Os palheiros de raiz e que para tal haviam sido construídos, eram, geralmente, situados numa plataforma elevada em relação à rua onde estavam edificados. O acesso fazia-se por um caminho pedonal, parcialmente, em escada. Estes tipos de palheiros eram construídos em alvenaria de pedra à vista, semelhantes às casas primitivas, mas, contrariamente a estas, cobertos em duas águas e com telha de meia-cana tradicional, oriunda da Graciosa, tendo como as moradias, um telhão na cumeeira e um beiral simples. Junto a eles, em frente à porta do piso inferior situavam-se os montes onde, ao longo do ano, se ia guardando e acumulando esterco dos animais. Os palheiros de dois pisos, geralmente, tinham planta rectangular, com uma porta de acesso ao piso inferior encimada por uma pequena janela na fachada principal e uma porta de acesso ao piso superior, numa das empenas laterais ou nas traseiras. O acesso ao segundo piso fazia-se por esta porta, aproveitando, geralmente o desnível do terreno, embora muitos tivessem apenas a porta da frente e o acesso ao piso superior se fizesse por uma escada interior com alçapão. Nestes palheiros, os animais ficava no piso inferior, enquanto o superior servia de arrumos, sendo, também, nele que se guardava a comida do gado que, assim era atirada directamente para as manjedouras, através de alçapões colocados sobre estas e que, presos por dobradiças, abriam e fechavam facilmente.
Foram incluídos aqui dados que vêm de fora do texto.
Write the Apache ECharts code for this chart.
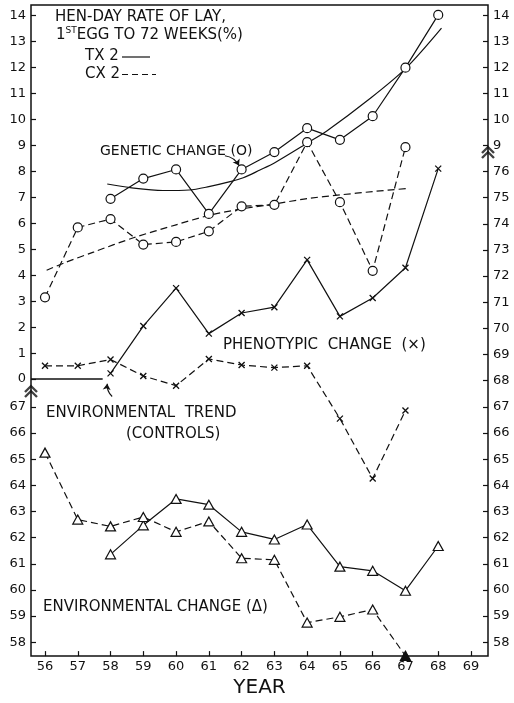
<!DOCTYPE html>
<html>
<head>
<meta charset="utf-8">
<script src="https://cdn.jsdelivr.net/npm/echarts@6/dist/echarts.min.js"></script>
<style>
  html, body { margin: 0; padding: 0; background: #fff; }
  #chart { width: 514px; height: 703px; }
</style>
</head>
<body>
<div id="chart"></div>
<script>
// Hen-day rate of lay, 1st egg to 72 weeks (%), lines TX 2 and CX 2

// Genetic change (left upper scale 0-14, right 9-14)
const genTxYears = [58, 59, 60, 61, 62, 63, 64, 65, 66, 67, 68];
const genTx      = [6.94, 7.72, 8.07, 6.36, 8.07, 8.74, 9.66, 9.21, 10.12, 11.99, 14.02];
const genCxYears = [56, 57, 58, 59, 60, 61, 62, 63, 64, 65, 66, 67];
const genCx      = [3.15, 5.84, 6.16, 5.18, 5.28, 5.69, 6.65, 6.71, 9.12, 6.81, 4.17, 8.93];

// Fitted genetic trends
const genTxTrendYears = [57.9, 58.6, 59.6, 60.4, 61.0, 61.65, 62.05, 62.56, 63.0, 64.05, 64.6, 65.9, 67.0, 68.1];
const genTxTrend      = [7.51, 7.37, 7.26, 7.28, 7.41, 7.60, 7.75, 8.05, 8.32, 9.12, 9.55, 10.78, 11.95, 13.51];
const genCxTrendYears = [56.05, 56.6, 57.5, 58.7, 60.0, 61.0, 62.0, 63.0, 64.0, 65.0, 66.0, 67.08];
const genCxTrend      = [4.19, 4.48, 4.90, 5.44, 5.94, 6.30, 6.55, 6.74, 6.95, 7.09, 7.22, 7.34];

// Environmental trend (controls) on the genetic zero line
const envTrendYears = [55.573, 57.76];
const envTrend      = [0, 0];

// Phenotypic change (right scale 58-76)
const phenTxYears = [58, 59, 60, 61, 62, 63, 64, 65, 66, 67, 68];
const phenTx      = [68.28, 70.09, 71.54, 69.80, 70.59, 70.81, 72.62, 70.46, 71.16, 72.32, 76.11];
const phenCxYears = [56, 57, 58, 59, 60, 61, 62, 63, 64, 65, 66, 67];
const phenCx      = [68.57, 68.57, 68.81, 68.18, 67.81, 68.83, 68.60, 68.50, 68.57, 66.55, 64.26, 66.86];

// Environmental change (left lower scale 58-67)
const envTxYears = [58, 59, 60, 61, 62, 63, 64, 65, 66, 67, 68];
const envTx      = [61.36, 62.47, 63.48, 63.26, 62.22, 61.93, 62.50, 60.89, 60.73, 59.97, 61.68];
const envCxYears = [56, 57, 58, 59, 60, 61, 62, 63, 64, 65, 66, 67];
const envCx      = [65.25, 62.69, 62.43, 62.79, 62.22, 62.62, 61.21, 61.15, 58.75, 58.97, 59.25, 57.48];

// Tick labels
const yearTicks      = [56, 57, 58, 59, 60, 61, 62, 63, 64, 65, 66, 67, 68, 69];
const genLeftTicks   = [0, 1, 2, 3, 4, 5, 6, 7, 8, 9, 10, 11, 12, 13, 14];
const genRightTicks  = [9, 10, 11, 12, 13, 14];
const envLeftTicks   = [58, 59, 60, 61, 62, 63, 64, 65, 66, 67];
const phenRightTicks = [58, 59, 60, 61, 62, 63, 64, 65, 66, 67, 68, 69, 70, 71, 72, 73, 74, 75, 76];

const INK = '#111';
const FONT = 'DejaVu Sans';
const GEN_MIN = -10.662, GEN_MAX = 14.401;
const PCT_MIN = 57.4695, PCT_MAX = 82.366;
const X_MIN = 55.573, X_MAX = 69.519;

const pairs = (xs, ys) => xs.map((x, i) => [x, ys[i]]);

function yAxis(position, min, max, ticks) {
  return {
    type: 'value', position, min, max,
    axisLine: { show: false, onZero: false },
    splitLine: { show: false },
    axisTick: { show: true, inside: true, length: 5, customValues: ticks,
                lineStyle: { color: INK, width: 1.2 } },
    axisLabel: { customValues: ticks, margin: 5, color: INK,
                 fontFamily: FONT, fontSize: 13 }
  };
}

const CROSS = 'path://M0,0L10,10M10,0L0,10';
const BREAK = 'path://M0,6L6,0L12,6M0,11L6,5L12,11';

const circleStyle = { color: '#fff', borderColor: INK, borderWidth: 1.2 };
const triStyle = { color: '#fff', borderColor: INK, borderWidth: 1.2 };
const crossStyle = { color: INK, borderColor: INK, borderWidth: 1.3 };
const dash = [7, 4];

function dataLine(name, xs, ys, yIdx, symbol, size, itemStyle, dashed) {
  return {
    name, type: 'line', xAxisIndex: 0, yAxisIndex: yIdx,
    data: pairs(xs, ys), symbol, symbolSize: size, showAllSymbol: true,
    itemStyle, lineStyle: { color: INK, width: 1.2, type: dashed ? dash : 'solid' },
    z: 5
  };
}

const envCxData = pairs(envCxYears, envCx).map((p, i, arr) =>
  i === arr.length - 1 ? { value: p, itemStyle: { color: INK } } : p);

const chart = echarts.init(document.getElementById('chart'), null, { renderer: 'canvas' });

const textStyle = (text, x, y, size) => ({
  type: 'text', x, y, silent: true,
  style: { text, fill: INK, font: `${size}px "${FONT}"`, align: 'left', verticalAlign: 'middle' }
});

chart.setOption({
  animation: false,
  backgroundColor: '#fff',
  grid: { left: 31, right: 26, top: 5, bottom: 41, show: true, borderColor: INK, borderWidth: 1.5 },
  xAxis: {
    type: 'value', min: X_MIN, max: X_MAX,
    axisLine: { show: false, onZero: false }, splitLine: { show: false },
    axisTick: { show: true, inside: true, length: 5, customValues: yearTicks,
                lineStyle: { color: INK, width: 1.2 } },
    axisLabel: { customValues: yearTicks, margin: 4, color: INK, fontFamily: FONT, fontSize: 13 },
    name: 'YEAR', nameLocation: 'middle', nameGap: 11,
    nameTextStyle: { color: INK, fontFamily: FONT, fontSize: 20 }
  },
  yAxis: [
    yAxis('left', GEN_MIN, GEN_MAX, genLeftTicks),
    yAxis('left', PCT_MIN, PCT_MAX, envLeftTicks),
    yAxis('right', PCT_MIN, PCT_MAX, phenRightTicks),
    yAxis('right', GEN_MIN, GEN_MAX, genRightTicks)
  ],
  series: [
    { type: 'line', yAxisIndex: 0, data: pairs(genTxTrendYears, genTxTrend), smooth: 0.3,
      symbol: 'none', lineStyle: { color: INK, width: 1.2 }, z: 3 },
    { type: 'line', yAxisIndex: 0, data: pairs(genCxTrendYears, genCxTrend), smooth: 0.3,
      symbol: 'none', lineStyle: { color: INK, width: 1.2, type: dash }, z: 3 },
    { type: 'line', yAxisIndex: 0, data: pairs(envTrendYears, envTrend),
      symbol: 'none', lineStyle: { color: INK, width: 1.5 }, z: 3 },
    dataLine('Genetic TX 2', genTxYears, genTx, 0, 'circle', 9, circleStyle, false),
    dataLine('Genetic CX 2', genCxYears, genCx, 0, 'circle', 9, circleStyle, true),
    dataLine('Phenotypic TX 2', phenTxYears, phenTx, 2, CROSS, 6, crossStyle, false),
    dataLine('Phenotypic CX 2', phenCxYears, phenCx, 2, CROSS, 6, crossStyle, true),
    dataLine('Environmental TX 2', envTxYears, envTx, 1, 'triangle', [10, 9], triStyle, false),
    Object.assign(dataLine('Environmental CX 2', envCxYears, envCx, 1, 'triangle', [10, 9], triStyle, true),
                  { data: envCxData }),
    { type: 'lines', coordinateSystem: 'cartesian2d', xAxisIndex: 0, yAxisIndex: 0,
      symbol: ['none', 'arrow'], symbolSize: 6,
      lineStyle: { color: INK, width: 1.1, opacity: 1, curveness: 0.25 },
      data: [ { coords: [[61.49, 8.60], [61.92, 8.22]] },
              { coords: [[58.05, -0.67], [57.90, -0.18]] } ],
      z: 6 },
    { type: 'scatter', xAxisIndex: 0, yAxisIndex: 0, clip: false, symbol: BREAK, symbolSize: [12, 11],
      itemStyle: { color: 'transparent', borderColor: INK, borderWidth: 2.2 },
      data: [[X_MIN, -0.48], [X_MAX, 8.72]], z: 7 }
  ],
  graphic: [
    textStyle('HEN-DAY RATE OF LAY,', 55, 17, 15),
    { type: 'text', x: 56, y: 35, silent: true,
      style: { text: '1{s|ST}EGG TO 72 WEEKS(%)', fill: INK, font: `15px "${FONT}"`,
               align: 'left', verticalAlign: 'middle', lineHeight: 17,
               rich: { s: { fontSize: 9, fontFamily: FONT, fill: INK, verticalAlign: 'top', lineHeight: 10 } } } },
    textStyle('TX 2', 85, 56, 15),
    { type: 'line', silent: true, shape: { x1: 122, y1: 57, x2: 150, y2: 57 },
      style: { stroke: INK, lineWidth: 1.2 } },
    textStyle('CX 2', 85, 74, 15),
    { type: 'line', silent: true, shape: { x1: 122, y1: 74.5, x2: 156, y2: 74.5 },
      style: { stroke: INK, lineWidth: 1.2, lineDash: [6, 4] } },
    textStyle('GENETIC CHANGE (O)', 100, 151, 14),
    textStyle('PHENOTYPIC  CHANGE  (×)', 223, 345, 15),
    textStyle('ENVIRONMENTAL  TREND', 46, 413, 15),
    textStyle('(CONTROLS)', 126, 434, 15),
    textStyle('ENVIRONMENTAL CHANGE (Δ)', 43, 607, 15)
  ]
});
</script>
</body>
</html>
No piso inferior eram colocadas junto a uma das paredes a manjedoura onde se deitava a comida dos animais e às quais estavam amarrados com uma corda, pela cabeça. A meio do palheiro e paralelo â manjedoura havia um rego, destinado a recolher os excrementos e a urina dos animais. A urina era armazenada, através de um orifício que existia no rego, numa poça, construída no próprio chão do palheiro, num dos cantos mais recônditos. Os excrementos, misturados com a cama feita com fetos secos e restos de comida deitada debaixo de cada animal, transformavam-se no esterco que deveria ser retirado e padejado com um garfo, pelo menos dia sim, dia não, para o monte que existia fora da porta do palheiro, onde era devidamente arrumado e guardado. No lado oposto ao da poça, geralmente tapada com uma prancha, colocavam-se os molhos de comida, erva, incensos, couves, ramas de batata, espiga de milho, etc. Em todos os palheiros, para além de cordas, bordões e aguilhadas, havia um banquinho para a ordenha. Os animais ocupavam sempre os mesmos lugares que eles próprios já conheciam, sozinhos ou agrupados aos pares, em espaços separados por divisórias construídas com paus e ripas de madeira, chamadas repartiamentos. Alguns palheiros mais sofisticados, no andar superior e sobre as manjedouras tinham alçapões que se abriam quando se pretendia deitar a comida aos animais, a qual, nestes casos era guardada no piso superior.
No caso dos palheiros adaptados das antigas casas de habitação, chamadas casas velhas, tudo era rigorosamente igual, embora fossem geralmente só de um piso, servindo, por isso, neste caso, simultaneamente, como local de arrumos. O mesmo acontecia nas lojas das casas que serviam de palheiros, nas quais, num canto, ainda havia a tradicional caneca, para recolha e armazenamento da urina e fezes do agregado familiar.